Suppose the equation $(E):z^2-2\sin(\alpha)z+2(1+\cos(\alpha))=0$ / $z\in \mathbb{C}$.

I tried to calculate the discriminant but I could determinate it's sign(there is a hint $\Im (z_{1})\ge \Im(z_{2})$ / $z_{2}$ and $z_{1}$ are the two solution of the equation.

In a second case we suppose $(E_{2}):z^3-(1+i\sqrt{3})z^2-2(1+i\sqrt{3})z-4+4i\sqrt{3}$.

In this case I can't use the formula of solving the Cubic polynomial and I know it has two solutions.

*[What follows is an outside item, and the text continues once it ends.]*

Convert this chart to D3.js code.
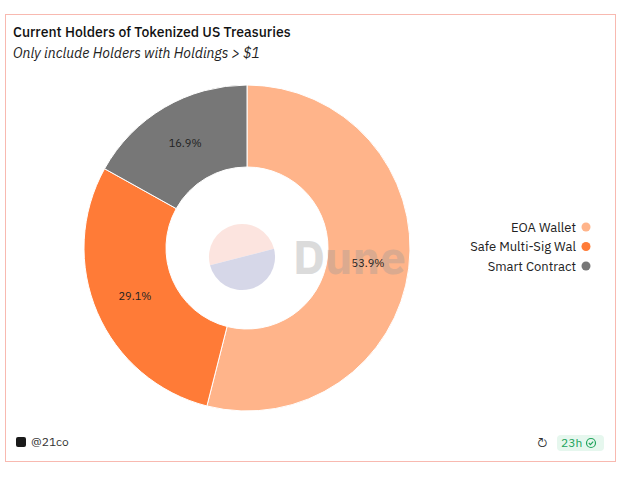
<!DOCTYPE html>
<html><head><meta charset="utf-8">
<script src="https://cdn.jsdelivr.net/npm/d3@7"></script>
<style>body{margin:0;background:#fff;font-family:"IBM Plex Sans","Noto Sans",sans-serif}</style>
</head><body><svg id="c" width="622" height="479"></svg>
<script>
const categories=["EOA Wallet","Safe Multi-Sig Wal","Smart Contract"];
const values=[53.9,29.1,16.9];
const colors=["#ffb48a","#ff7b37","#777777"];
const svg=d3.select("#c");
svg.append("rect").attr("x",5.5).attr("y",14.5).attr("width",610).attr("height",447).attr("fill","#fff").attr("stroke","#f8b9b0");
svg.append("text").attr("x",13).attr("y",37).attr("font-size",14).attr("font-weight",500).attr("fill","#111").text("Current Holders of Tokenized US Treasuries");
svg.append("text").attr("x",13).attr("y",58).attr("font-size",14).attr("font-style","italic").attr("fill","#222").text("Only include Holders with Holdings > $1");
const cx=247,cy=248,R=163,r=81;
const pie=d3.pie().sort(null).value(d=>d)(values);
const arc=d3.arc().innerRadius(r).outerRadius(R);
const g=svg.append("g").attr("transform",`translate(${cx},${cy})`);
g.selectAll("path").data(pie).join("path").attr("d",arc).attr("fill",(d,i)=>colors[i]).attr("stroke","#fff").attr("stroke-width",1);
// watermark
const w=svg.append("g").attr("opacity",0.35);
w.append("path").attr("d",d3.arc().innerRadius(0).outerRadius(33).startAngle(-Math.PI/2-0.25).endAngle(Math.PI/2-0.25)()).attr("transform","translate(242,257)").attr("fill","#f8b5a5");
w.append("path").attr("d",d3.arc().innerRadius(0).outerRadius(33).startAngle(Math.PI/2-0.25).endAngle(1.5*Math.PI-0.25)()).attr("transform","translate(242,257)").attr("fill","#8d8fc0");
svg.append("text").attr("x",293).attr("y",274).attr("font-size",46).attr("font-weight","bold").attr("fill","#999").attr("opacity",0.35).text("Dune");
const fmt=v=>v.toFixed(1)+"%";
const lbl=svg.append("g").attr("transform",`translate(${cx},${cy})`);
lbl.selectAll("text").data(pie).join("text")
 .attr("transform",d=>`translate(${arc.centroid(d)})`)
 .attr("text-anchor","middle").attr("dy","0.35em").attr("font-size",11).attr("fill","#222").text(d=>fmt(d.data));
const lg=svg.append("g");
categories.forEach((c,i)=>{
 const y=227+i*19.5;
 lg.append("text").attr("x",576).attr("y",y).attr("dy","0.35em").attr("text-anchor","end").attr("font-size",13).attr("fill","#222").text(c);
 lg.append("circle").attr("cx",586).attr("cy",y).attr("r",4.5).attr("fill",colors[i]);
});
svg.append("rect").attr("x",16).attr("y",437).attr("width",10).attr("height",10).attr("rx",2).attr("fill","#1a1a1a");
svg.append("text").attr("x",31).attr("y",446).attr("font-size",12).attr("fill","#333").text("@21co");
svg.append("text").attr("x",537).attr("y",447).attr("font-size",13).attr("fill","#333").text("↻");
svg.append("rect").attr("x",557).attr("y",435).attr("width",47).attr("height",16).attr("rx",4).attr("fill","#e6f7ee");
svg.append("text").attr("x",561).attr("y",447).attr("font-size",12).attr("fill","#22a45d").text("23h");
svg.append("circle").attr("cx",591).attr("cy",443).attr("r",4.5).attr("fill","none").attr("stroke","#22a45d").attr("stroke-width",1.2);
svg.append("path").attr("d","M588.8,443 l1.6,1.6 l2.8,-3").attr("fill","none").attr("stroke","#22a45d").attr("stroke-width",1.2);
</script></body></html>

So the question is how can I solve those equations?

Answer 1

The roots of the first equation are given by \begin{align*}\sin \alpha \pm \sqrt{\sin^2\alpha - 2(1+\cos \alpha)}&= \sin \alpha \pm \sqrt{-\cos^2\alpha - 1 -2 \cos \alpha}\\ &= \sin \alpha \pm \sqrt{-(\cos\alpha + 1)^2} = \sin \alpha \pm (\cos\alpha + 1)i. \end{align*}

Answer 2

The quadratic formula works just fine, but perhaps you'd have to extract a square root of a complex number.